The 34th Annual Service of Remembrance and Thanksgiving, honouring organ donors and their families, was attended by a congregation of close to 2,000 when it was held on Saturday last in Corpus Christi Church, Dublin 9.

Taking part in the Ecumenical Service were courageous families of deceased organ donors and living donors and grateful transplant recipients of heart, lungs, liver, kidney, pancreas and bone marrow.  Also attending the Service were members of the wider organ donation and transplant community, including donor and transplant coordinators and medical, surgical and nursing staff.

Twins, Lauren & Olivia Mahon (8) whose grandmother was a donor, with their mother, Jennifer from Ranelagh

This symbolic Service is a mixture of sadness and joy for the families of organ donors and transplant recipients alike.  For many donor families this unique Service has become an anniversary to both remember their loved ones, and for transplant recipients, the opportunity to honour and give thanks for the wonderful ‘gift of life’ they have received.

Martina (left) & Denis Goggin with Siobhan Brosnan and Bernie Nohilly, both Transplant Nurse Managers with the ODTI

This annual Ecumenical Service is organised by the Irish Kidney Association, and this year’s service  was led by Monsignor Martin O'Shea, Parish Priest of Corpus Christi Church, Archdeacon Gordon Linney, retired Archdeacon of the Church of Ireland, Dublin and Rector of St Paul's Glenageary, Reverend William Black, retired Rector of the Parish of Drumcondra, North Strand and St. Barnabas and Reverend Alan Boal, Minister at the Abbey Presbyterian Church in North inner city Dublin. All Clergy have faithfully participated in this unique Service for many years.

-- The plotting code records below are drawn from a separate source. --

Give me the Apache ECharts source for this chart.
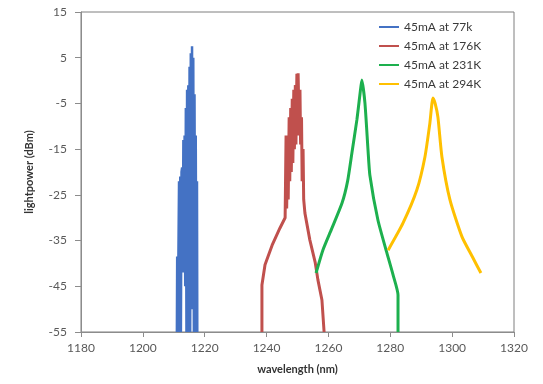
<!DOCTYPE html>
<html>
<head>
<meta charset="utf-8">
<script src="https://cdn.jsdelivr.net/npm/echarts@6/dist/echarts.min.js"></script>
<style>
  html, body { margin: 0; padding: 0; background: #fff; }
  #chart { width: 543px; height: 384px; }
</style>
</head>
<body>
<div id="chart"></div>
<script>
// legend names
const seriesNames = ['45mA at 77k', '45mA at 176K', '45mA at 231K', '45mA at 294K']
const seriesColors = ['#4472C4', '#C0504D', '#1DB04E', '#FFC000']

// 77K : very narrow, noisy peak
const wl77 = [1211.0, 1211.1, 1211.3, 1211.5, 1211.7, 1211.9, 1212.1, 1212.3, 1212.5, 1212.7, 1212.9, 1213.1, 1213.3, 1213.5, 1213.7, 1213.9, 1214.1, 1214.3, 1214.5, 1214.7, 1214.9, 1215.1, 1215.3, 1215.5, 1215.7, 1215.9, 1216.1, 1216.3, 1216.5, 1216.7, 1216.9, 1217.1, 1217.3, 1217.5, 1217.6]
const pw77 = [-55, -38.5, -55, -38, -22, -55, -21, -55, -20, -19, -42, -13, -42, -12, -45, -6, -55, -2, -20, -1, -55, 3, -55, 6, -50, 7.5, -45, 5, -55, -3, -55, -12, -55, -22, -55]

// 176K
const wl176 = [1238.5, 1238.5, 1239.5, 1241.8, 1244.3, 1246.0, 1246.3, 1246.5, 1246.8, 1247.0, 1247.3, 1247.5, 1247.8, 1248.0, 1248.3, 1248.5, 1248.8, 1249.0, 1249.3, 1249.5, 1249.8, 1250.0, 1250.2, 1250.5, 1250.8, 1251.0, 1251.3, 1251.5, 1251.8, 1252.0, 1252.4, 1254.0, 1255.7, 1256.6, 1257.9, 1258.6]
const pw176 = [-55, -44.7, -40.3, -36, -32.3, -30, -12, -28, -14, -26, -8, -22, -6, -20, -4, -18, -2, -15, -1, -14, 1.5, -12, 1.6, -10, -2, -14, -8, -22, -15, -26, -29, -34.9, -39.7, -43.6, -48, -55]

// 231K
const wl231 = [1256.0, 1258.2, 1261.0, 1264.4, 1266.2, 1267.6, 1269.2, 1270.2, 1270.8, 1271.8, 1272.8, 1273.4, 1276.0, 1278.9, 1280.9, 1282.5, 1282.5]
const pw231 = [-42.1, -37.1, -32.5, -26.8, -22, -15.8, -8.6, -3, 0.1, -4.9, -15.2, -20.7, -30.5, -37.7, -42.5, -46.9, -55]

// 294K
const wl294 = [1279.3, 1284.1, 1288.6, 1291.2, 1292.8, 1293.8, 1294.5, 1295.4, 1296.7, 1299.3, 1303.2, 1306.5, 1309.3]
const pw294 = [-37.1, -31.2, -23.9, -16.7, -9.3, -3.8, -5, -8, -16.7, -26.1, -34.2, -38.5, -42.1]

const xTicks = [1180, 1320, 20]
const yTicks = [-55, 15, 10]

const pair = (xs, ys) => xs.map((x, i) => [x, ys[i]])
const allData = [pair(wl77, pw77), pair(wl176, pw176), pair(wl231, pw231), pair(wl294, pw294)]

const myChart = echarts.init(document.getElementById('chart'))
const font = 'Lato, "Liberation Sans", sans-serif'

const option = {
  animation: false,
  textStyle: { fontFamily: font },
  grid: {
    left: 81,
    right: 29,
    top: 12,
    bottom: 52,
    show: true,
    borderColor: '#7f7f7f',
    borderWidth: 1
  },
  legend: {
    orient: 'vertical',
    left: 374,
    top: 16,
    icon: 'rect',
    itemWidth: 20,
    itemHeight: 2,
    itemGap: 7,
    data: seriesNames,
    textStyle: { color: '#3a3a3a', fontSize: 12, fontFamily: font }
  },
  xAxis: {
    type: 'value',
    min: xTicks[0],
    max: xTicks[1],
    interval: xTicks[2],
    name: 'wavelength (nm)',
    nameLocation: 'middle',
    nameGap: 32,
    nameTextStyle: { fontWeight: 'bold', fontSize: 11, color: '#333' },
    axisLine: { show: true, onZero: false, lineStyle: { color: '#8c8c8c' } },
    axisTick: { show: true, length: 5, lineStyle: { color: '#8c8c8c' } },
    axisLabel: { color: '#595959', fontSize: 12, margin: 10, formatter: v => String(v) },
    splitLine: { show: false }
  },
  yAxis: {
    type: 'value',
    min: yTicks[0],
    max: yTicks[1],
    interval: yTicks[2],
    name: 'lightpower (dBm)',
    nameLocation: 'middle',
    nameGap: 46,
    nameTextStyle: { fontWeight: 'bold', fontSize: 11, color: '#333' },
    axisLine: { show: true, onZero: false, lineStyle: { color: '#8c8c8c' } },
    axisTick: { show: true, length: 6, lineStyle: { color: '#8c8c8c' } },
    axisLabel: { color: '#595959', fontSize: 12, margin: 14 },
    splitLine: { show: false }
  },
  series: allData.map((d, i) => ({
    name: seriesNames[i],
    type: 'line',
    data: d,
    symbol: 'none',
    color: seriesColors[i],
    lineStyle: { width: i === 0 ? 2.5 : 3, color: seriesColors[i] },
    smooth: i >= 2 ? 0.2 : false
  }))
}

myChart.setOption(option)
</script>
</body>
</html>
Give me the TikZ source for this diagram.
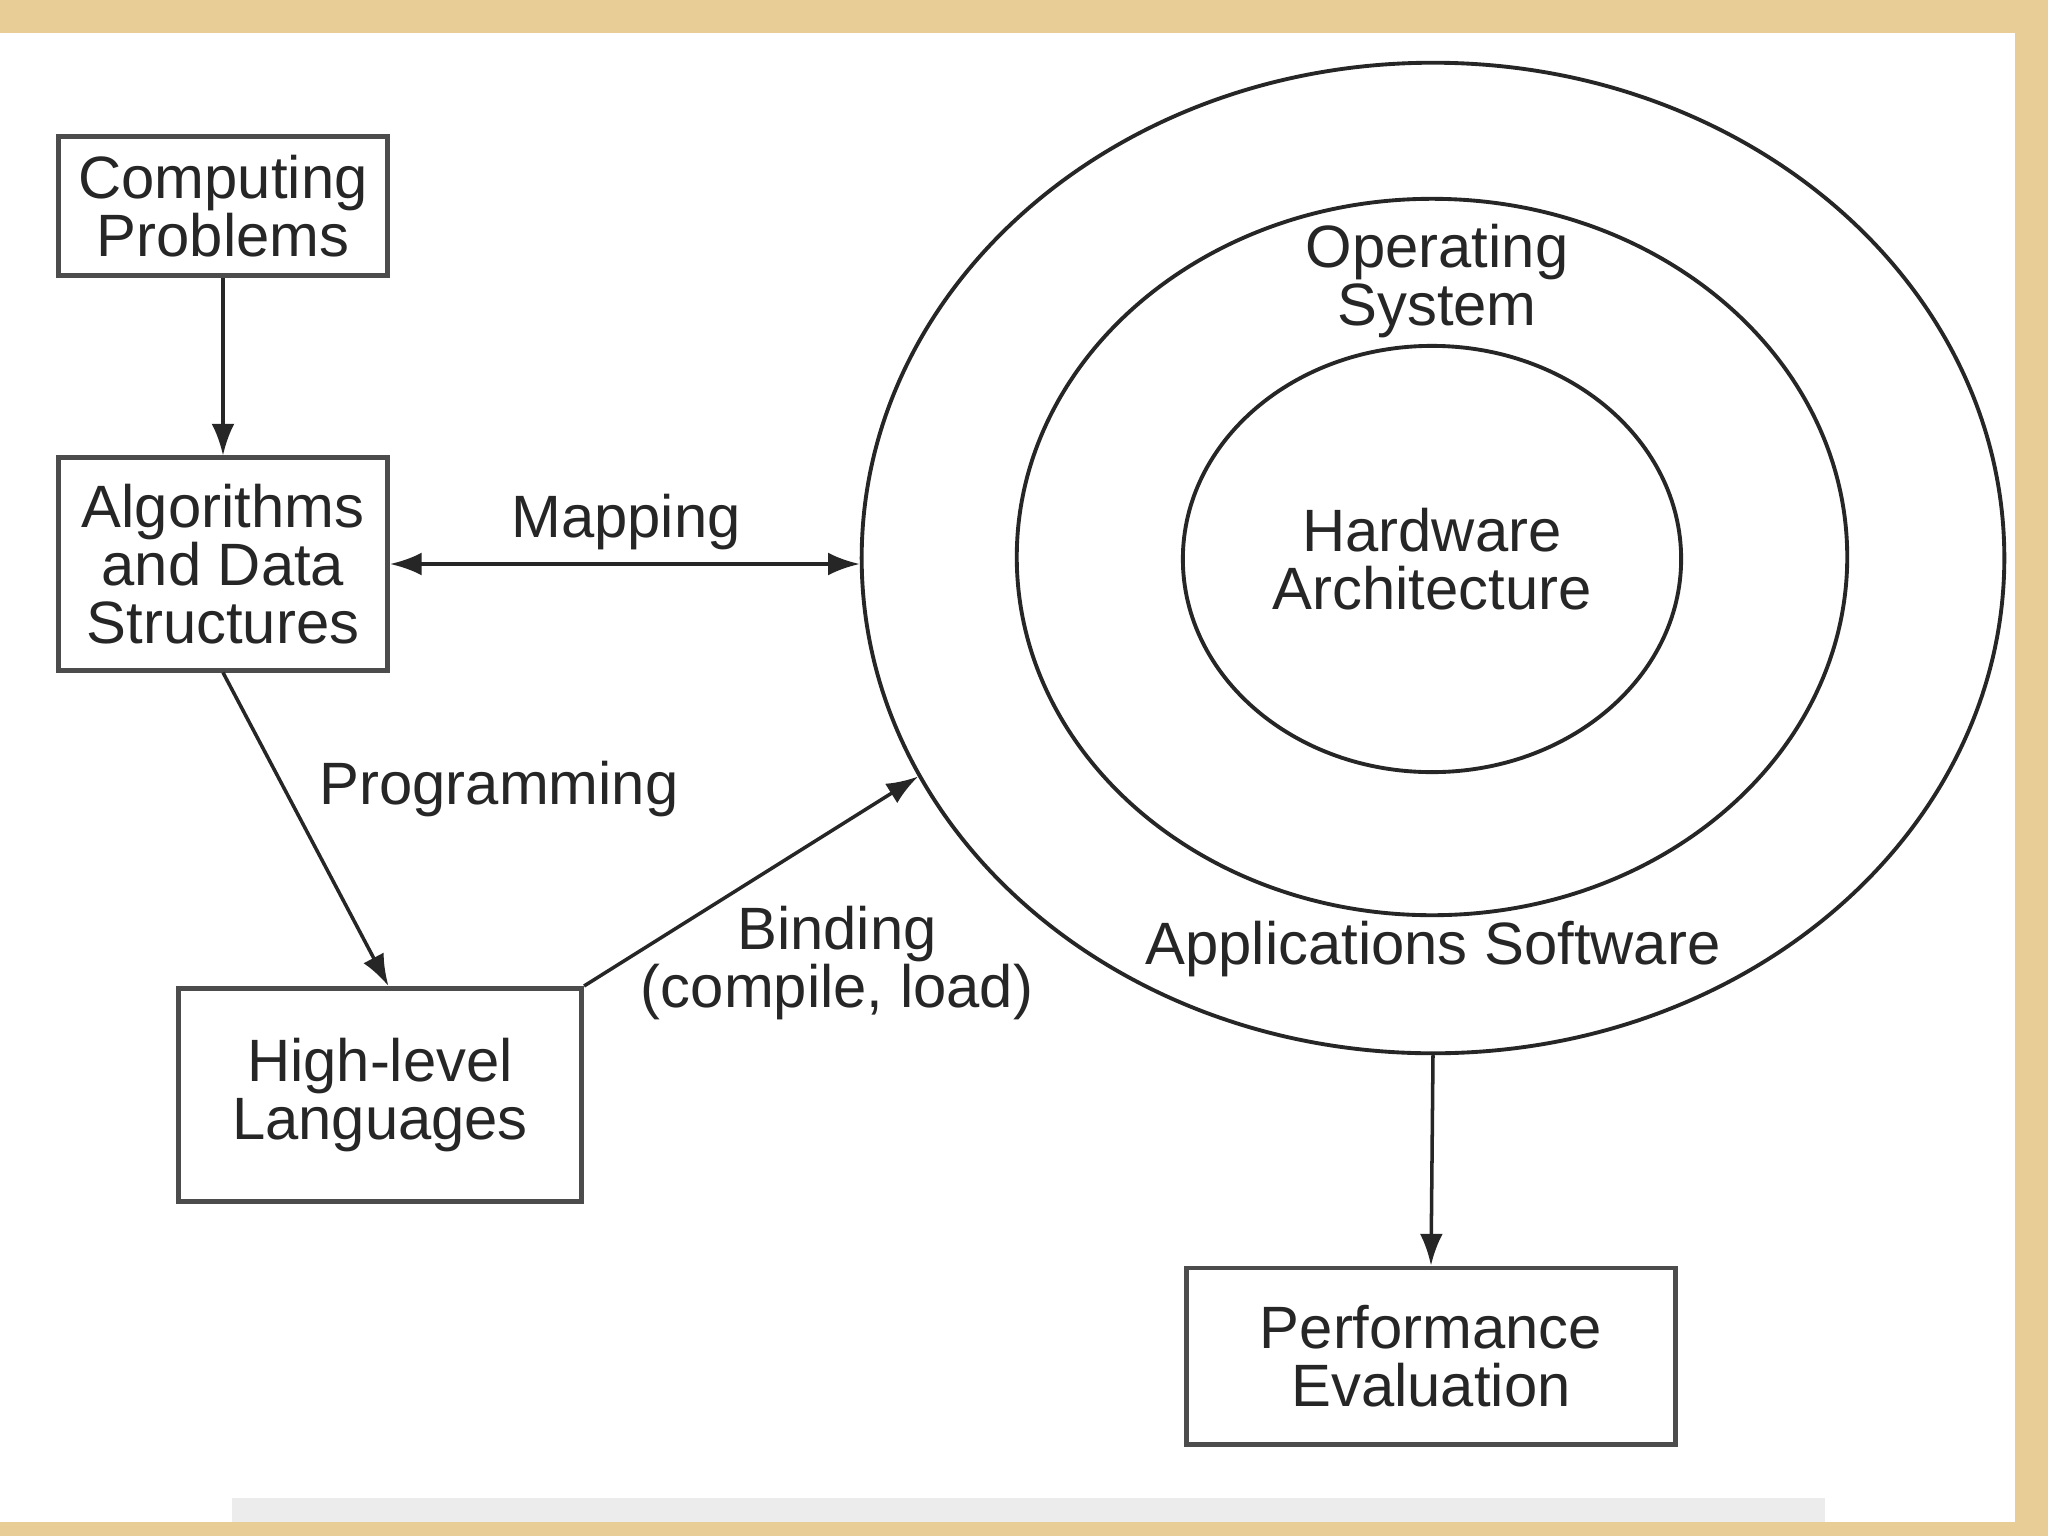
\documentclass[tikz,border=0pt]{standalone}
\usepackage{fontspec}
\setmainfont{Liberation Sans}
\usetikzlibrary{shapes.geometric,arrows.meta}
\definecolor{frametan}{RGB}{232,206,150}
\definecolor{capgrey}{RGB}{236,236,236}
\newcommand{\figfont}{\fontsize{17}{16.5}\selectfont}

\begin{document}
\begin{tikzpicture}[x=0.01cm,y=-0.01cm,
  every node/.style={font=\figfont,text=black!85},
  box/.style={draw=black!70,line width=1.4pt,align=center,inner sep=0pt},
  ring/.style={draw=black!85,ellipse,line width=1.1pt,align=center,inner sep=0pt},
  arr/.style={draw=black!85,line width=1pt,-{Latex[length=9pt,width=6.5pt]}},
  lbl/.style={align=center}]

\useasboundingbox (0,0) rectangle (2048,1536);
\fill[frametan] (0,0) rectangle (2048,1536);
\fill[white] (0,33) rectangle (2015,1522);
\fill[capgrey] (232,1498) rectangle (1825,1522);

% left column
\node[box,minimum width=3.29cm,minimum height=1.39cm] (comp) at (223,206) {Computing\\Problems};
\node[box,minimum width=3.29cm,minimum height=2.12cm] (algo) at (223,564) {Algorithms\\and Data\\Structures};
\node[box,minimum width=4.03cm,minimum height=2.13cm] (hll) at (380,1095) {High-level\\Languages};

% rings
\node[ring,minimum width=11.42cm,minimum height=9.90cm] (outer) at (1433,558) {};
\node[ring,minimum width=8.30cm,minimum height=7.16cm] (middle) at (1432,557) {};
\node[ring,minimum width=4.98cm,minimum height=4.26cm] (inner) at (1432,559) {Hardware\\Architecture};
\node[lbl] (os) at (1437,281) {Operating\\System};
\node[lbl] (apps) at (1433,949) {Applications Software};

\node[box,minimum width=4.89cm,minimum height=1.76cm] (perf) at (1431,1356) {Performance\\Evaluation};

% connectors
\draw[arr] (comp) -- (algo);
\draw[arr,{Latex[length=9pt,width=6.5pt]}-{Latex[length=9pt,width=6.5pt]}] (algo.east) -- (algo.east -| outer.west);
\draw[arr] (algo.south) -- ([xshift=2.4pt]hll.north);
\draw[arr] (hll.north east) -- (outer.203);
\draw[arr] (outer.south) -- (perf.north);

\node[lbl] (map) at (626,522) {Mapping};
\node[lbl] (prog) at (499,789) {Programming};
\node[lbl] (bind) at (837,963) {Binding\\(compile, load)};
\end{tikzpicture}
\end{document}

The concept for the Service evolved from a grieving organ donor mother who contacted the Association explaining her distress and sadness that her son’s organ donation had never been acknowledged. At the time there was no system in place at the Old Jervis Street Hospital to acknowledge and thank organ donors and their families.  In consultation with the then newly appointed National Transplant Co-ordinator, Phyllis Cunningham, it was decided that a Service be held to publicly acknowledge and recognise the courageous generosity of organ donors and their families. The inaugural Service, in 1986, had an attendance of 300 people in St Mary’s, Haddington Road, Ballsbridge which was the Association’s current Parish Church. Since then, the numbers have increased annually with an attendance close to 2000 people now attending from all over Ireland.